Cheniere purchases its natural gas based on the Henry Hub spot price. That Henry Hub price will fluctuate, but Cheniere's contracts to sell LNG are locked in at Henry Hub plus 15%. That means it doesn't matter if natural gas prices rise or fall. Cheniere will make the same amount either way.
On top of the 15% markup is a fixed fee of roughly $3 per MMBtu. At today's prices, that would mean Cheniere is buying natural gas for $1.91 and selling it for $5.19.
While he was buying Cheniere, he was dumping Pioneer Natural Resources
At the end of March 2015, shale oil producer Pioneer Natural Resources (NYSE: PXD) wasn't in the Baupost portfolio. By the end of June the Baupost portfolio had over 4 million Pioneer shares worth more than $560 million. That position was unchanged as of last September.
By the end of December, the Baupost portfolio held no Pioneer shares.
Why might that be?
While we can't know for certain, since he didn't refer to the sale publicly, it seems quite possible that Klarman became less bullish on the price of oil. Given that few people could have imagined that we'd be looking at $30 WTI in February 2016, the length and depth of this collapse may have caught Klarman by surprise.
Perhaps with Saudi Arabia, Iraq and now Iran (with sanctions removed) willing to continue to increase production into an oversupplied market Klarman believes his assumptions on where oil might go have changed. There were more than a few of us who believed that OPEC at the very least would not intentionally increase production to keep oil down for longer.
It would make sense that Klarman would sell if he now believes that OPEC could keep oil prices much lower for much longer than expected.
Alternatively Klarman may have changed is mind on Pioneer specifically. Pioneer has been one of the most aggressive drillers of wells into these low oil prices. While companies like EOG Resources (NYSE: EOG) have adopted the policy of not growing production into low oil prices Pioneer has been quite vocal (until very recently) about continuing to grow.

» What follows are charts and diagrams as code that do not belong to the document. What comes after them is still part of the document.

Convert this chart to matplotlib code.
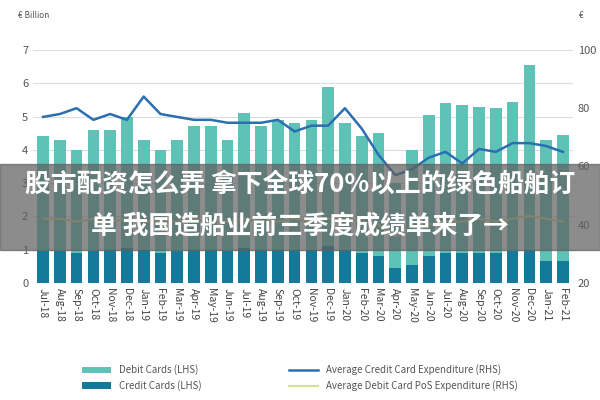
import matplotlib
matplotlib.use("Agg")
import matplotlib.pyplot as plt
from matplotlib.patches import Rectangle

plt.rcParams['font.family'] = ['Noto Sans CJK SC', 'DejaVu Sans']

months = ["Jul-18","Aug-18","Sep-18","Oct-18","Nov-18","Dec-18","Jan-19","Feb-19","Mar-19","Apr-19","May-19","Jun-19",
          "Jul-19","Aug-19","Sep-19","Oct-19","Nov-19","Dec-19","Jan-20","Feb-20","Mar-20","Apr-20","May-20","Jun-20",
          "Jul-20","Aug-20","Sep-20","Oct-20","Nov-20","Dec-20","Jan-21","Feb-21"]
total = [4.4,4.3,4.0,4.6,4.6,5.0,4.3,4.0,4.3,4.7,4.7,4.3,5.1,4.7,4.9,4.8,4.9,5.9,4.8,4.4,4.5,3.0,4.0,5.05,
         5.4,5.35,5.3,5.25,5.45,6.55,4.3,4.45]
credit = [0.95,0.95,0.9,0.95,1.0,1.05,1.0,0.9,0.95,1.0,1.0,0.95,1.05,1.0,1.0,1.0,1.0,1.1,1.0,0.9,0.8,0.45,0.55,0.8,
          0.9,0.9,0.9,0.9,0.95,1.0,0.65,0.65]
debit = [t - c for t, c in zip(total, credit)]
credit_exp = [77,78,80,76,78,76,84,78,77,76,76,75,75,75,76,72,74,74,80,73,64,57,59,63,65,61,66,65,68,68,67,65]
debit_exp = [42,42,41,42,41,42,41,41,41,42,41,41,42,41,41,42,41,42,42,41,40,36,38,40,41,41,42,41,42,43,42,41]

fig = plt.figure(figsize=(6,4), dpi=100)
ax = fig.add_axes([0.055,0.293,0.90,0.582])
x = list(range(len(months)))
ax.bar(x, credit, width=0.7, color='#157a99', label='Credit Cards (LHS)')
ax.bar(x, debit, width=0.7, bottom=credit, color='#5ec2b7', label='Debit Cards (LHS)')
ax.set_ylim(0,7)
ax.set_xlim(-0.6, len(x)-0.4)
ax.set_yticks(range(0,8))
ax.set_xticks(x)
ax.set_xticklabels(months, rotation=-90, fontsize=7.5, color='#444')
ax.tick_params(axis='y', labelsize=8, colors='#555', length=0)
ax.tick_params(axis='x', length=0)
ax.grid(axis='y', color='#dddddd', lw=0.8)
ax.set_axisbelow(True)
for s in ax.spines.values():
    s.set_visible(False)
ax2 = ax.twinx()
l1, = ax2.plot(x, credit_exp, color='#2a6fb0', lw=1.8, label='Average Credit Card Expenditure (RHS)')
l2, = ax2.plot(x, debit_exp, color='#d6df9a', lw=1.5, label='Average Debit Card PoS Expenditure (RHS)')
ax2.set_ylim(20,100)
ax2.set_yticks([20,40,60,80,100])
ax2.tick_params(axis='y', labelsize=8, colors='#555', length=0)
for s in ax2.spines.values():
    s.set_visible(False)
fig.text(0.03,0.955,'€ Billion', fontsize=6, color='#555')
fig.text(0.965,0.955,'€', fontsize=6, color='#555')

h1, lb1 = ax.get_legend_handles_labels()
fig.legend([h1[1], h1[0], l1, l2], [lb1[1], lb1[0], l1.get_label(), l2.get_label()],
           loc='lower center', ncol=2, bbox_to_anchor=(0.5,0.0), frameon=False, fontsize=7,
           columnspacing=9, handlelength=3, labelcolor='#555')

fig.patches.append(Rectangle((0,0.375),1,0.215, transform=fig.transFigure, color='#606060', alpha=0.72, zorder=10))
fig.text(0.5,0.54,'股市配资怎么弄 拿下全球70%以上的绿色船舶订', ha='center', va='center', fontsize=18.5,
         fontweight='bold', color='white', zorder=11)
fig.text(0.5,0.435,'单 我国造船业前三季度成绩单来了→', ha='center', va='center', fontsize=18.5,
         fontweight='bold', color='white', zorder=11)
fig.savefig('out.png', dpi=100)
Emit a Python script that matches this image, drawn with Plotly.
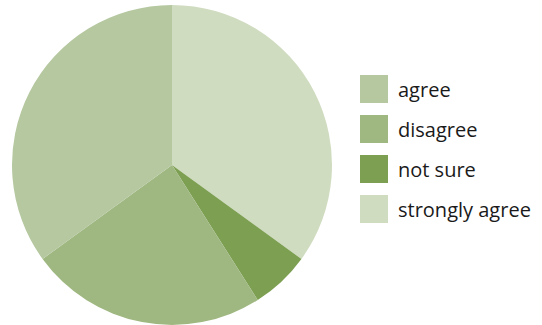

While Pioneer is very well hedged against low prices, it isn't fully hedged so these incremental growth barrels would be sold at very low prices. It is quite possible that Klarman does not approve of this strategy which could be viewed as drilling marginally economic (at best) or money losing wells.
Either way, Klarman is out of Pioneer.
Implications for investors
If you believe that Klarman's 30-year track record of significant investing outperformance is due to something other than luck, then you might want to take a hard look at Cheniere Energy. Following a great investor into one stock doesn't guarantee success, but taking a hard look at what a great investor is buying makes a lot of sense.